By opening up the design of the system to accommodate women and other diversities, we’re not in any way undermining or devaluing the contributions of other groups. It will rather increase productivity and make the world a better place.
On her key messages to women aspiring to careers in STEM
You don’t need to be a superhuman to be successful in a STEM career. You do not need to be exceptionally talented to be successful in a STEM career. You do need an opportunity to prove yourself and you need a supportive environment. Lastly, you need to overcome the fear – you need to overcome yourself first and face the challenge.
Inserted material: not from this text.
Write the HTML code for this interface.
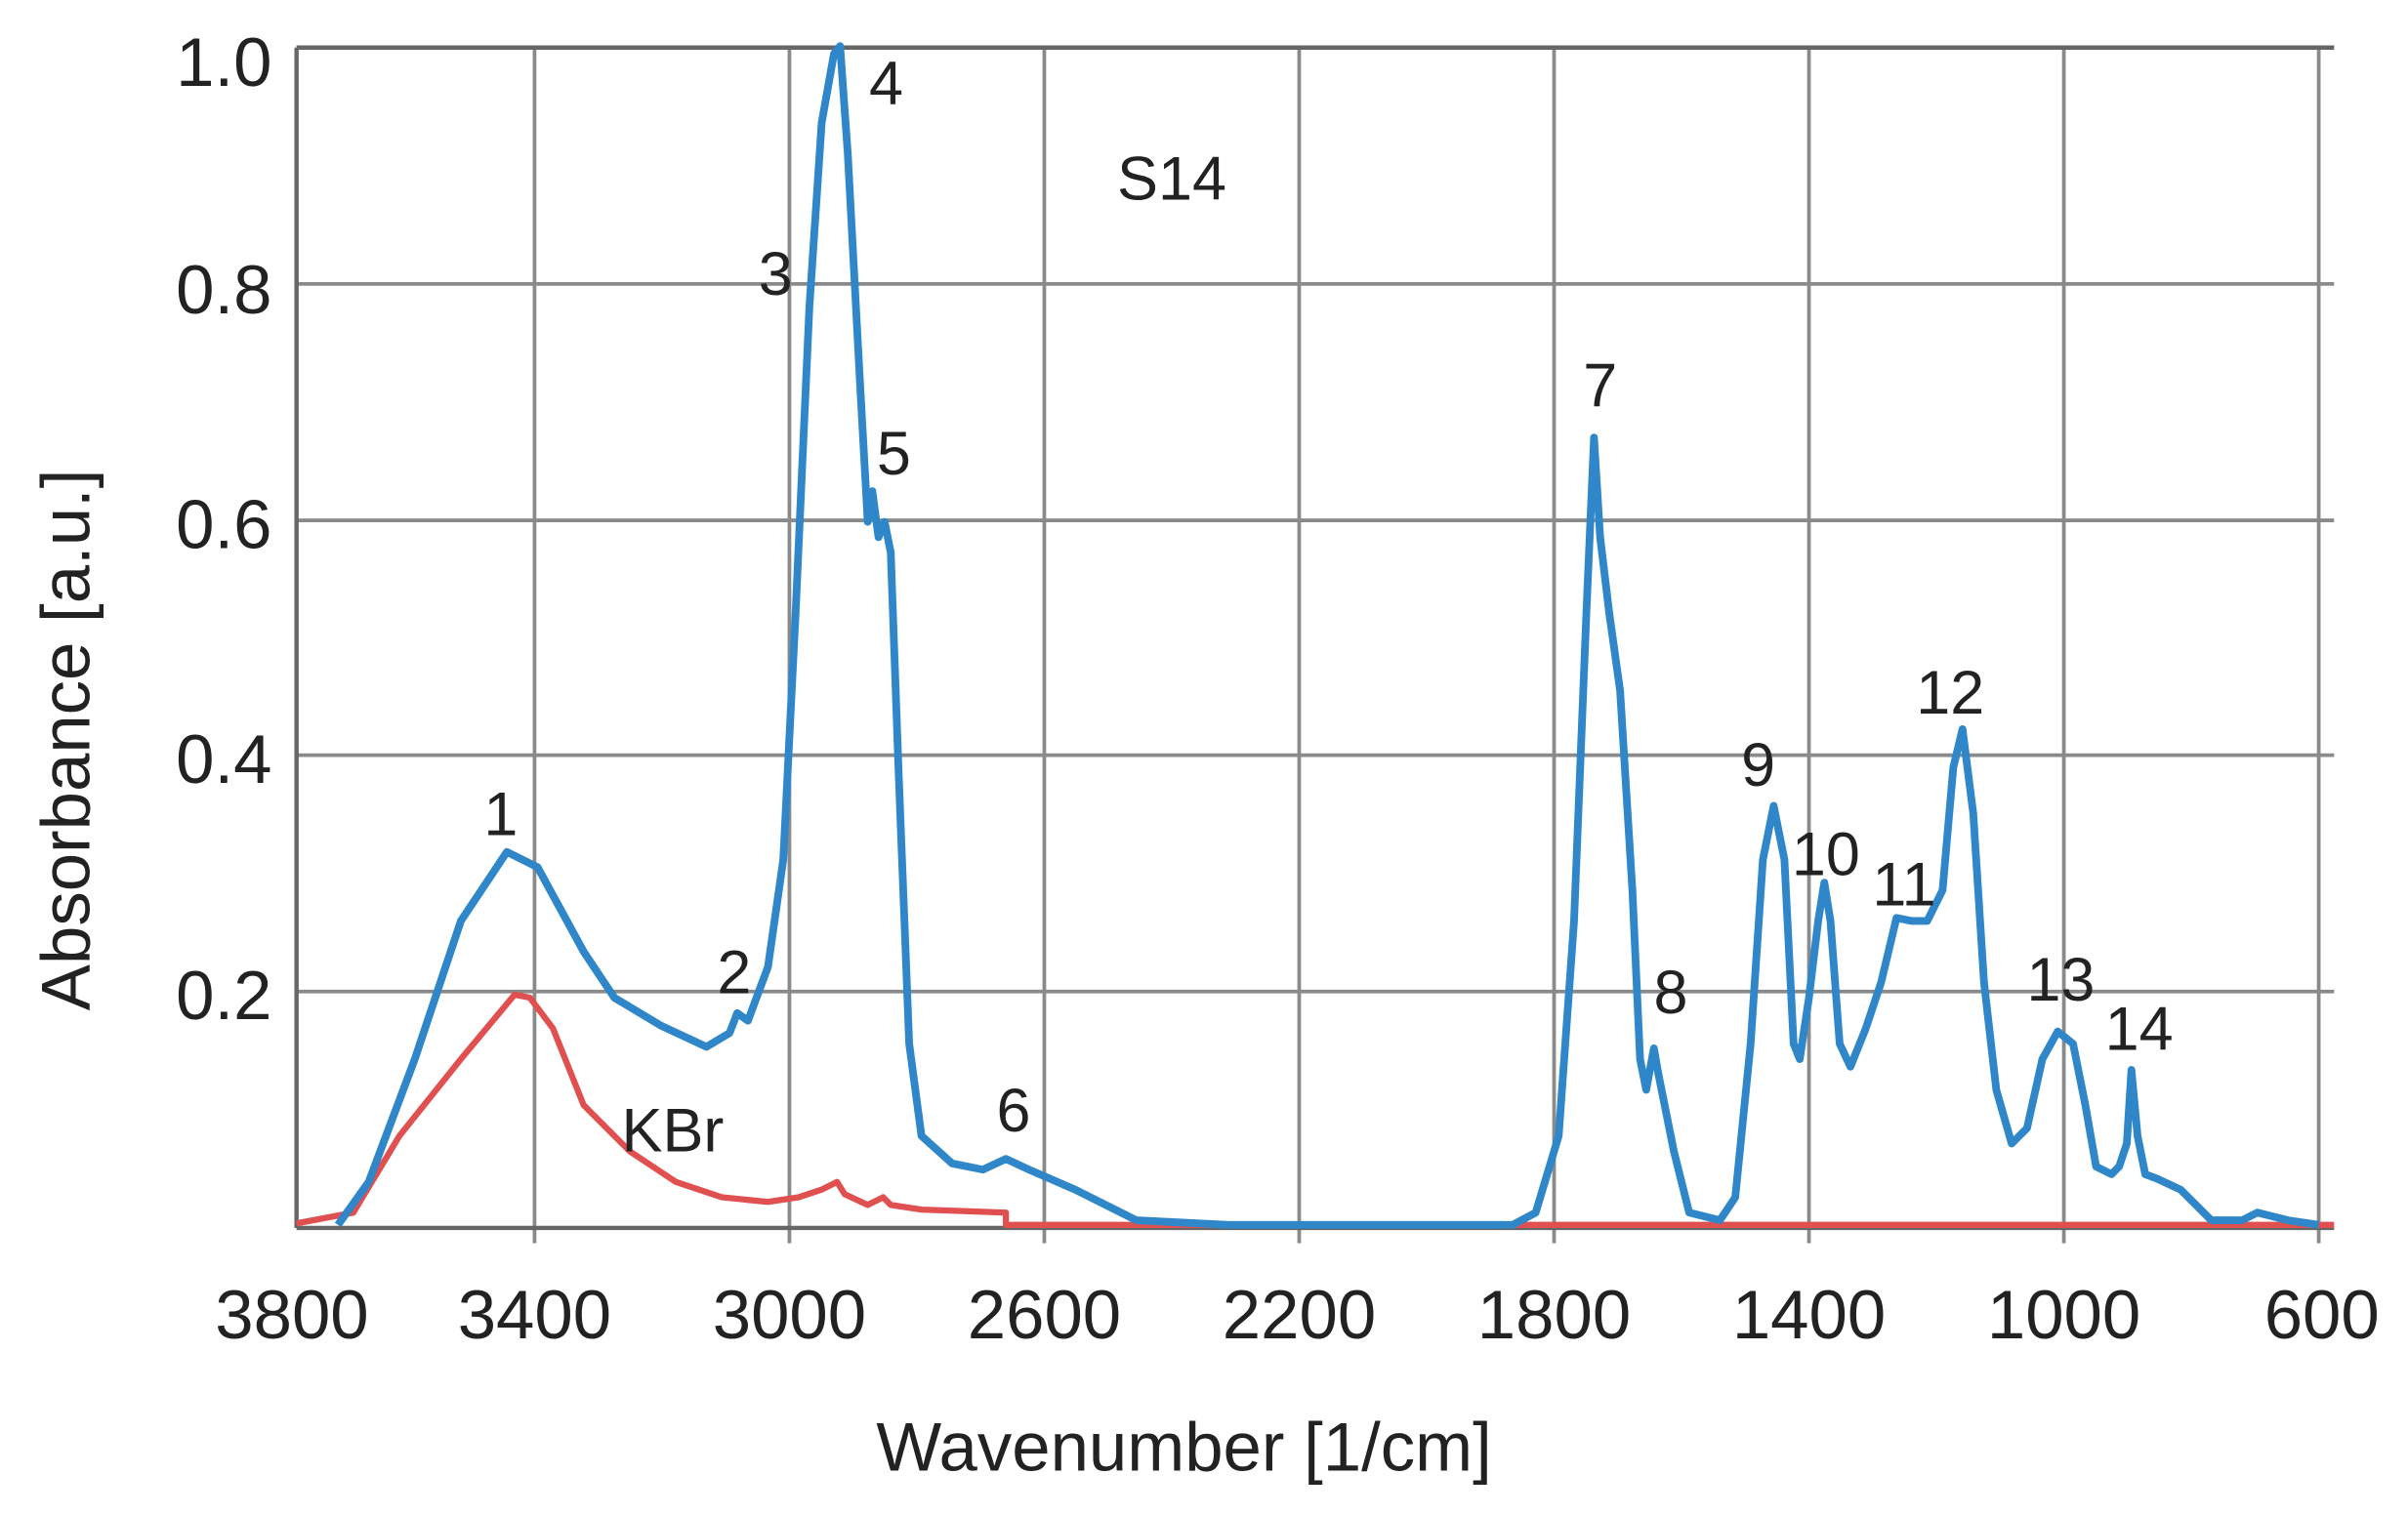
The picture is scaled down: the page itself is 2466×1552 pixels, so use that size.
<!DOCTYPE html>
<html><head><meta charset="utf-8"><style>html,body{margin:0;padding:0;background:#fff}svg{display:block}</style></head>
<body>
<svg width="2466" height="1552" viewBox="0 0 1568 987" xmlns="http://www.w3.org/2000/svg" font-family="Liberation Sans, Arial, sans-serif" fill="#222">
<rect width="1568" height="987" fill="#fff"/>
<g stroke="#8a8a8a" stroke-width="2.4">
<line x1="348" y1="31" x2="348" y2="810"/><line x1="514" y1="31" x2="514" y2="810"/><line x1="680" y1="31" x2="680" y2="810"/><line x1="846" y1="31" x2="846" y2="810"/><line x1="1012" y1="31" x2="1012" y2="810"/><line x1="1178" y1="31" x2="1178" y2="810"/><line x1="1344" y1="31" x2="1344" y2="810"/><line x1="1510" y1="31" x2="1510" y2="810"/>
<line x1="193" y1="185" x2="1520" y2="185"/><line x1="193" y1="339" x2="1520" y2="339"/><line x1="193" y1="492" x2="1520" y2="492"/><line x1="193" y1="646" x2="1520" y2="646"/>
</g>
<g stroke="#666" stroke-width="2.8" fill="none">
<line x1="193" y1="31" x2="1520" y2="31"/><line x1="193" y1="31" x2="193" y2="800"/><line x1="193" y1="800" x2="1520" y2="800"/>
</g>
<polyline fill="none" stroke="#e05050" stroke-width="4" stroke-linejoin="round" points="193,797 230,790 260,740 300,690 325,660 335,648 345,650 360,670 380,720 410,750 440,770 470,780 500,783 520,780 535,775 545,770 550,778 565,785 575,780 580,785 600,788 655,790 655,798 1520,798"/>
<polyline fill="none" stroke="#2f86c8" stroke-width="5" stroke-linejoin="round" points="220,798 240,770 270,690 300,600 330,555 350,565 380,620 400,650 430,668 460,682 475,673 480,660 487,665 500,630 510,560 518,400 527,200 535,80 543,35 547,30 552,100 560,250 565,340 568,320 572,350 576,340 580,360 585,500 592,680 600,740 620,758 640,762 655,755 670,762 700,775 740,795 800,798 985,798 1000,790 1015,740 1025,600 1033,400 1038,285 1042,350 1048,400 1055,450 1063,580 1068,690 1072,710 1077,683 1080,700 1090,750 1100,790 1120,795 1130,780 1140,680 1148,560 1155,525 1162,560 1168,680 1172,690 1178,650 1184,600 1188,575 1192,600 1198,680 1205,695 1215,670 1225,640 1235,598 1245,600 1255,600 1265,580 1272,500 1278,475 1285,530 1292,640 1300,710 1310,745 1320,735 1330,690 1340,672 1350,680 1358,720 1365,760 1375,765 1380,760 1385,745 1388,697 1392,740 1397,765 1405,768 1420,775 1440,795 1460,795 1470,790 1490,795 1510,798"/>
<g font-size="45" text-anchor="middle">
<text x="190" y="872">3800</text><text x="348" y="872">3400</text><text x="514" y="872">3000</text><text x="680" y="872">2600</text><text x="846" y="872">2200</text><text x="1012" y="872">1800</text><text x="1178" y="872">1400</text><text x="1344" y="872">1000</text><text x="1512" y="872">600</text>
</g>
<g font-size="45" text-anchor="end">
<text x="177" y="56">1.0</text><text x="177" y="204">0.8</text><text x="177" y="357">0.6</text><text x="177" y="510">0.4</text><text x="177" y="664">0.2</text>
</g>
<text x="771" y="958" font-size="45" text-anchor="middle">Wavenumber [1/cm]</text>
<text transform="translate(58,482) rotate(-90)" font-size="45" text-anchor="middle">Absorbance [a.u.]</text>
<g font-size="40" text-anchor="middle">
<text x="326" y="544">1</text><text x="478" y="647">2</text><text x="505" y="192">3</text><text x="577" y="68">4</text><text x="582" y="309">5</text><text x="660" y="737">6</text><text x="1042" y="265">7</text><text x="1088" y="660">8</text><text x="1145" y="512">9</text><text x="1189" y="570">10</text><text x="1240" y="590">11</text><text x="1270" y="465">12</text><text x="1342" y="652">13</text><text x="1393" y="684">14</text>
<text x="763" y="130">S14</text><text x="438" y="750">KBr</text>
</g>
</svg>
</body></html>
Finally, I would like to encourage women to get involved in organizational or institutional politics and decision making where we can affect major policy decisions. I am pushing as many women as I can to take up positions in their organizations where they can effect change that would have a larger impact at the institutional level far beyond their lab and departmental settings. It’s not about you, but about those who follow you and need better women-friendly policies.
Always remember that innovation knows no gender and no race. Intelligence knows no gender or race. Productively knows no gender or race. Opportunity is everything. That some of us got the opportunity does not necessarily mean we are quicker than others. Let’s work together to create systems that will provide women and girls with the opportunities to succeed – to be, and exist, as people so we can all live and achieve our full potential.
This symposium is part of a special year of programming developed by McMaster University Library in collaboration with the Health Sciences Library and the Faculty of Science, which is aimed at celebrating the ways in which the Libraries support research, teaching and learning related to Science, Technology, Engineering and Math (STEM).